Colossians 1:13 (ESV)

This was the line that landed hardest on Sunday. God, Jay said, 'reached into the darkness where you lived and pulled you out when you were His enemy.' Notice who did the moving. You were not searching the dark for a way out — you lived there. God reached in. And look at the verbs: delivered, transferred. Past tense. Done. You have already been rescued from a power you could never escape and carried into the kingdom of His beloved Son. This matters when your circumstances still feel dark, because your address changed the day Christ claimed you, even on the days your feelings haven't caught up. You are not a prisoner hoping for parole. You are a citizen of the light who once lived in the dark — brought out by the hand of God.

Prayer: Jesus, You reached into the darkness where I was living and pulled me out when I was still Your enemy. Thank You that I am delivered and transferred — already, and by Your hand. When today feels dark, remind me where I actually belong. Amen.

Reflect: If God has already delivered and transferred you, what would change about today if you lived from that settled fact instead of your circumstances?

Thursday · Thursday, July 16, 2026

Pray Like Paul

"And so, from the day we heard, we have not ceased to pray for you, asking that you may be filled with the knowledge of his will in all spiritual wisdom and understanding,"

Colossians 1:9 (ESV)

Sitting in a Roman jail, what does Paul do for a struggling church? He prays — and listen to what he asks for. Not a bigger budget, not comfort, not an easier road. He asks that they'd be 'filled with the knowledge of His will.' Jay held that prayer up against ours: 'God, I really need this job, this car, this raise, this vacation house.' Then he asked the piercing question from James — why don't we have the knowledge of God? 'Because you don't ask.' We don't have because we don't pray. So borrow Paul's prayer today. Trade one self-centered request for this: 'God, let me see You. Show me my sin. Give me faith — I don't have it. Fill me with the knowledge of Your will.' Then watch what shifts.

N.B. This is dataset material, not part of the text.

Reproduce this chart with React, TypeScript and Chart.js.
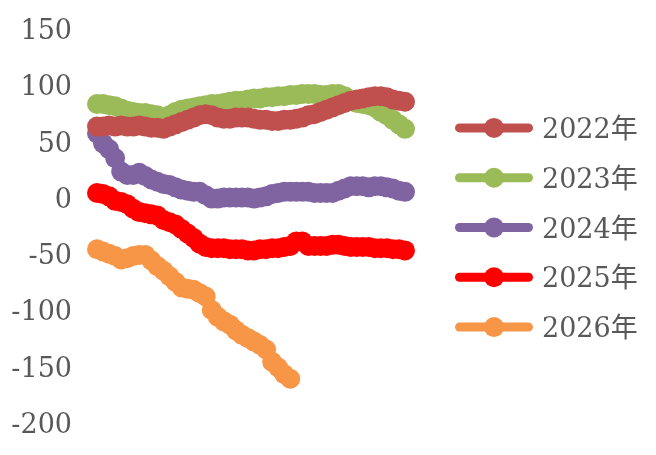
import React, { useEffect, useRef } from "react";
import { Chart, registerables } from "chart.js";

Chart.register(...registerables);

const weeks = [
  "1", "2", "3", "4", "5", "6", "7", "8", "9", "10",
  "11", "12", "13", "14", "15", "16", "17", "18", "19", "20",
  "21", "22", "23", "24", "25", "26", "27", "28", "29", "30",
  "31", "32", "33", "34", "35", "36", "37", "38", "39", "40",
  "41", "42", "43", "44", "45", "46", "47", "48", "49", "50",
  "51", "52",
];

const seriesNames = ["2022年", "2023年", "2024年", "2025年", "2026年"];
const seriesColors = ["#C0504D", "#9BBB59", "#8064A2", "#FF0000", "#F79646"];

const y2022 = [
  66, 66, 67, 66, 67, 66, 66, 67, 66, 65,
  65, 64, 66, 68, 70, 72, 74, 76, 77, 76,
  74, 73, 73, 74, 74, 74, 73, 72, 72, 71,
  71, 72, 72, 73, 74, 76, 77, 79, 81, 83,
  85, 87, 89, 90, 91, 92, 93, 93, 92, 90,
  89, 88,
];

const y2023 = [
  86, 86, 85, 84, 82, 80, 79, 78, 78, 77,
  76, 74, 76, 79, 81, 82, 83, 84, 85, 86,
  86, 87, 88, 89, 89, 90, 91, 91, 92, 92,
  93, 93, 94, 94, 95, 95, 95, 94, 94, 95,
  95, 93, 89, 87, 86, 85, 83, 79, 76, 72,
  68, 64,
];

const y2024 = [
  60, 51, 46, 38, 26, 23, 23, 25, 22, 19,
  17, 15, 14, 12, 10, 9, 8, 8, 5, 2,
  2, 3, 3, 3, 3, 3, 2, 3, 4, 6,
  7, 8, 8, 8, 8, 8, 7, 7, 7, 7,
  9, 11, 13, 13, 13, 12, 13, 13, 12, 11,
  9, 8,
];

const y2025 = [
  7, 6, 4, 0, -1, -3, -7, -10, -11, -12,
  -13, -17, -19, -21, -25, -29, -33, -38, -41, -42,
  -42, -42, -43, -43, -43, -44, -44, -43, -43, -42,
  -42, -41, -40, -36, -36, -40, -40, -40, -40, -39,
  -39, -40, -41, -41, -41, -41, -42, -42, -42, -43,
  -43, -44,
];

const y2026 = [
  -43, -45, -47, -49, -52, -51, -49, -48, -48, -53,
  -58, -62, -67, -72, -77, -78, -79, -82, -85, -97,
  -103, -107, -110, -115, -119, -122, -125, -128, -132, -143,
  -148, -154, -158,
];

const allSeries = [y2022, y2023, y2024, y2025, y2026];

const TEXT_COLOR = "#595959";
const FONT_FAMILY = "'DejaVu Serif', 'Noto Sans CJK SC', serif";
const FONT_SIZE = 27;

const lineLegendPlugin = {
  id: "lineLegend",
  afterDraw(chart: any) {
    const ctx: CanvasRenderingContext2D = chart.ctx;
    const { right, top, bottom } = chart.chartArea;
    const midY = (top + bottom) / 2 - 1.5;
    const x0 = right + 50;
    ctx.save();
    chart.data.datasets.forEach((ds: any, i: number) => {
      const cy = midY + (i - 2) * 49.8;
      const color = ds.borderColor as string;
      ctx.strokeStyle = color;
      ctx.fillStyle = color;
      ctx.lineWidth = 9;
      ctx.lineCap = "round";
      ctx.beginPath();
      ctx.moveTo(x0 + 4.5, cy);
      ctx.lineTo(x0 + 73.5, cy);
      ctx.stroke();
      ctx.beginPath();
      ctx.arc(x0 + 39, cy, 10, 0, Math.PI * 2);
      ctx.fill();
      ctx.fillStyle = TEXT_COLOR;
      ctx.font = `${FONT_SIZE}px ${FONT_FAMILY}`;
      ctx.textAlign = "left";
      ctx.textBaseline = "alphabetic";
      ctx.fillText(ds.label, x0 + 87, cy + 10);
    });
    ctx.restore();
  },
};

export default function App() {
  const canvasRef = useRef<HTMLCanvasElement | null>(null);

  useEffect(() => {
    if (!canvasRef.current) return;
    const chart = new Chart(canvasRef.current, {
      type: "line",
      data: {
        labels: weeks,
        datasets: allSeries.map((vals, i) => ({
          label: seriesNames[i],
          data: vals,
          borderColor: seriesColors[i],
          backgroundColor: seriesColors[i],
          pointBackgroundColor: seriesColors[i],
          pointBorderColor: seriesColors[i],
          pointBorderWidth: 0,
          pointRadius: 10,
          borderWidth: 9,
          tension: 0,
          fill: false,
          clip: false as any,
        })),
      },
      options: {
        responsive: false,
        animation: false,
        layout: { padding: { top: 32, bottom: 29, left: 0, right: 251 } },
        plugins: {
          tooltip: { enabled: false },
          legend: { display: false },
        },
        scales: {
          x: {
            type: "category",
            display: false,
            offset: false,
          },
          y: {
            position: "left",
            min: -200,
            max: 150,
            grid: { display: false, drawTicks: false },
            border: { display: false },
            ticks: {
              stepSize: 50,
              padding: 25,
              color: TEXT_COLOR,
              font: { family: FONT_FAMILY, size: FONT_SIZE },
            },
            afterFit: (s: any) => {
              s.width = 97;
              s.paddingTop = 0;
              s.paddingBottom = 0;
            },
          },
        },
      },
      plugins: [lineLegendPlugin],
    });
    return () => chart.destroy();
  }, []);

  return (
    <div style={{ position: "absolute", left: 0, top: 0, width: 656, height: 455 }}>
      <canvas ref={canvasRef} width={656} height={455} style={{ display: "block" }} />
    </div>
  );
}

Prayer: God, let me see You. Show me my sin. Give me faith — I don't have it. Fill me with the knowledge of Your will in all spiritual wisdom and understanding, so my whole life pleases You. I'm asking, because You told me to. Amen.

Reflect: What is one thing you keep asking God for — and what would it look like to pray, instead, that you'd be filled with the knowledge of His will?